Installation

Install from Conda-Forge (suggested)

Create an Anaconda environment named ravenwps-env:

$ conda env create -n ravenwps-env python=3.7
$ source activate ravenwps-env

This should now prepend the environment to your shell commands (ie: (ravenwps-env) $). Now install directly from conda-forge:

(ravenwps-env) $ conda install -c conda-forge raven-wps

Install from GitHub

Check out code from the Raven GitHub repo and start the installation:

$ git clone https://github.com/Ouranosinc/raven.git
$ cd raven

Environment Setup with Anaconda (macOS/Linux)

Create Conda environment named raven:

$ conda env create -n ravenwps-env -f environment.yml
# or alternatively,
$ make conda_env

The environment can then be activated with:

$ source activate ravenwps-env

This should now prepend the environment to your shell commands (ie: (ravenwps-env) $).

Environment Setup using System Libraries and Sources (Linux)

Warning

This approach is not formally supported, but is presently working for the time being. It is up to the user to install the raven model and ostrich model optimization binaries. Those can be downloaded from source via the following links:

Note

While the following shows how to install raven for an Deb-based Linux, if the OS-equivalent dependencies are available to Python, raven should be able to run on any modern operating system (macOS/Windows/*nix).

First we need to install several system libraries that RavenWPS and RavenPy depend upon and make a virtual environment:

$ sudo apt-get install libhdf5-dev netcdf-bin libnetcdf-dev libgdal-dev libproj-dev libgeos-dev libspatialindex-dev python3-dev
$ pip3 install virtualenv
$ virtualenv ravenwps-env
$ . ravenwps-env/bin/activate

We then need to install the ravenpy python library from sources:

(ravenwps-env) $ git clone https://github.com/CSHS-CWRA/RavenPy/
(ravenwps-env) $ pip install RavenPy/.[gis]
(ravenwps-env) $ pip install RavenPy/. --verbose --install-option="--with-binaries"

If we want to perform an interactive/editable installation for dev purposes, substitute the following for the final installation command:

(ravenwps-env) $ pip install -e RavenPy/. --verbose --install-option="--with-binaries"

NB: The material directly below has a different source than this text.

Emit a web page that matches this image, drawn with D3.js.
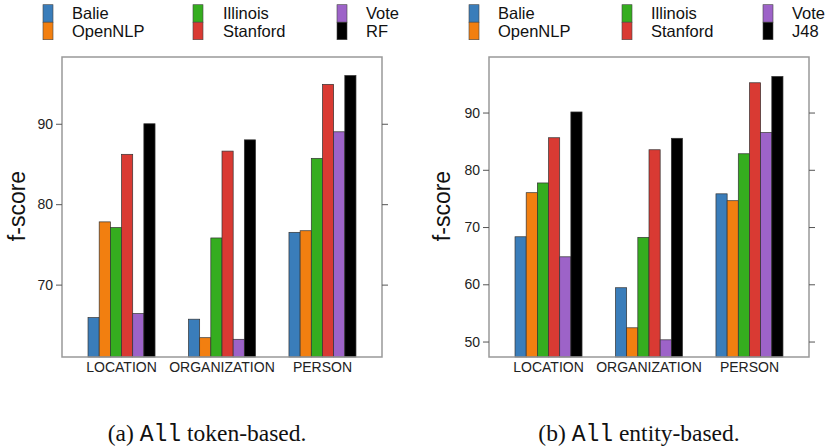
<!DOCTYPE html>
<html>
  <head>
    <meta charset="utf-8">
    <script src="https://cdn.jsdelivr.net/npm/d3@7"></script>
    <style>
      body { margin: 0; background: #fff; }
      svg { display: block; }
    </style>
  </head>
<body>
<script>
"use strict";

// categories and series
var categories = ["LOCATION", "ORGANIZATION", "PERSON"];
var systemsToken = ["Balie", "OpenNLP", "Illinois", "Stanford", "Vote", "RF"];
var systemsEntity = ["Balie", "OpenNLP", "Illinois", "Stanford", "Vote", "J48"];
var colors = ["#3a7dba", "#f27f10", "#35ad1f", "#d93a33", "#9d63c8", "#000000"];

// (a) token-based f-scores, one array per category, in series order
var tokenLocation     = [65.9, 77.8, 77.1, 86.2, 66.4, 90.0];
var tokenOrganization = [65.7, 63.4, 75.8, 86.6, 63.2, 88.0];
var tokenPerson       = [76.5, 76.7, 85.7, 94.9, 89.0, 96.0];

// (b) entity-based f-scores
var entityLocation     = [68.3, 76.0, 77.7, 85.6, 64.8, 90.1];
var entityOrganization = [59.4, 52.4, 68.2, 83.5, 50.3, 85.5];
var entityPerson       = [75.8, 74.6, 82.8, 95.2, 86.5, 96.3];

var tokenTicks = [70, 80, 90];
var entityTicks = [50, 60, 70, 80, 90];

var svg = d3.select("body").append("svg")
    .attr("width", 830)
    .attr("height", 447);

function drawPanel(opt) {
    var top = 57, bottom = 357;
    var left = opt.left, right = opt.left + 320;

    var x0 = d3.scaleBand().domain(categories)
        .range([left, right]).paddingInner(0.333).paddingOuter(0.259);
    var x1 = d3.scaleBand().domain(opt.systems).range([0, x0.bandwidth()]);
    var y = d3.scaleLinear().domain(opt.domain).range([bottom, top]);

    var g = svg.append("g");

    // bars
    categories.forEach(function(cat, ci) {
        g.selectAll(null).data(opt.values[ci]).enter().append("rect")
            .attr("x", function(d, i) { return x0(cat) + x1(opt.systems[i]); })
            .attr("y", function(d) { return y(d); })
            .attr("width", x1.bandwidth())
            .attr("height", function(d) { return bottom - y(d); })
            .attr("fill", function(d, i) { return colors[i]; })
            .attr("stroke", "#333")
            .attr("stroke-width", 0.7);
    });

    // frame
    g.append("rect")
        .attr("x", left).attr("y", top)
        .attr("width", right - left).attr("height", bottom - top)
        .attr("fill", "none").attr("stroke", "#999").attr("stroke-width", 1.5);

    var ya = g.append("g").attr("transform", "translate(" + left + ",0)")
        .call(d3.axisLeft(y).tickValues(opt.ticks).tickSize(6).tickPadding(3));
    ya.select(".domain").remove();
    ya.selectAll("line").attr("stroke", "#555");
    ya.selectAll("text")
        .style("font-family", "Liberation Sans, Arial, sans-serif")
        .style("font-size", "14px").attr("fill", "#222");

    var yr = g.append("g").attr("transform", "translate(" + right + ",0)")
        .call(d3.axisRight(y).tickValues(opt.ticks).tickSize(6).tickFormat(""));
    yr.select(".domain").remove();
    yr.selectAll("line").attr("stroke", "#555");

    // category labels
    g.selectAll(null).data(categories).enter().append("text")
        .attr("x", function(d) { return x0(d) + x0.bandwidth() / 2; })
        .attr("y", 372)
        .attr("text-anchor", "middle")
        .style("font-family", "Liberation Sans, Arial, sans-serif")
        .style("font-size", "14px")
        .attr("fill", "#222")
        .text(function(d) { return d; });

    // y label
    g.append("text")
        .attr("transform", "translate(" + opt.labelX + ",206) rotate(-90)")
        .attr("text-anchor", "middle")
        .style("font-family", "Liberation Sans, Arial, sans-serif")
        .style("font-size", "23px")
        .attr("fill", "#111")
        .text("f-score");

    // legend: three columns, two rows
    var lg = g.append("g");
    opt.systems.forEach(function(s, i) {
        var col = Math.floor(i / 2), row = i % 2;
        lg.append("rect")
            .attr("x", opt.legendSwatch[col]).attr("y", 4.7 + row * 17.5)
            .attr("width", 10).attr("height", 17.5)
            .attr("fill", colors[i]).attr("stroke", "#444").attr("stroke-width", 0.6);
        lg.append("text")
            .attr("x", opt.legendText[col]).attr("y", 19 + row * 17.5)
            .style("font-family", "Liberation Sans, Arial, sans-serif")
            .style("font-size", "16.5px")
            .attr("fill", "#111")
            .text(s);
    });

    // caption
    var cap = g.append("text")
        .attr("x", opt.captionX).attr("y", 441)
        .attr("text-anchor", "middle")
        .style("font-family", "Liberation Serif, Times New Roman, serif")
        .style("font-size", "23.5px")
        .attr("fill", "#111");
    cap.append("tspan").text(opt.captionPre);
    cap.append("tspan").style("font-family", "Liberation Mono, Courier New, monospace")
        .style("font-size", "23px").text("All");
    cap.append("tspan").text(opt.captionPost);
}

drawPanel({
    left: 62,
    domain: [61, 98.3],
    ticks: tokenTicks,
    systems: systemsToken,
    values: [tokenLocation, tokenOrganization, tokenPerson],
    labelX: 25,
    legendSwatch: [43, 193, 337],
    legendText: [72, 223, 366],
    captionX: 207,
    captionPre: "(a) ",
    captionPost: " token-based."
});

drawPanel({
    left: 489,
    domain: [47.3, 99.7],
    ticks: entityTicks,
    systems: systemsEntity,
    values: [entityLocation, entityOrganization, entityPerson],
    labelX: 450,
    legendSwatch: [469, 622, 763],
    legendText: [498, 651, 792],
    captionX: 639,
    captionPre: "(b) ",
    captionPost: " entity-based."
});
</script>
</body>
</html>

Installing and Launching RavenWPS

Now we can install the raven-wps service:

(ravenwps-env) $ pip install -e .
# or alternatively,
(ravenwps-env) $ make install

For development you can use this command:

(ravenwps-env) $ pip install -e .[dev]
# or alternatively,
(ravenwps-env) $ make develop

Then clone the Raven Test Data repo somewhere on your disk:

(ravenwps-env) $ git clone https://github.com/Ouranosinc/raven-testdata.git

You can then run the test suite by doing:

(ravenwps-env) $ export RAVENPY_TESTDATA_PATH=/path/to/raven-testdata
(ravenwps-env) $ pytest

Start Raven PyWPS service

After successful installation you can start the service using the raven command-line:

(ravenwps-env) $ raven-wps --help # show help
(ravenwps-env) $ raven-wps start  # start service with default configuration
# or alternatively,
(ravenwps-env) $ raven-wps start --daemon # start service as daemon
loading configuration
forked process id: 42

The deployed WPS service is by default available on:

http://localhost:9099/wps?service=WPS&version=1.0.0&request=GetCapabilities.

You can find which process uses a given port using the following command (here for port 5000)::

$ netstat -nlp | grep :5000

Check the log files for errors:

$ tail -f  pywps.log

… or do it the lazy way

You can also use the Makefile to start and stop the service:

(ravenwps-env) $ make start
(ravenwps-env) $ make status
(ravenwps-env) $ tail -f pywps.log
(ravenwps-env) $ make stop

You can also run Raven as a Docker container.

Use Ansible to deploy Raven on your System

Use the Ansible playbook for PyWPS to deploy Raven on your system.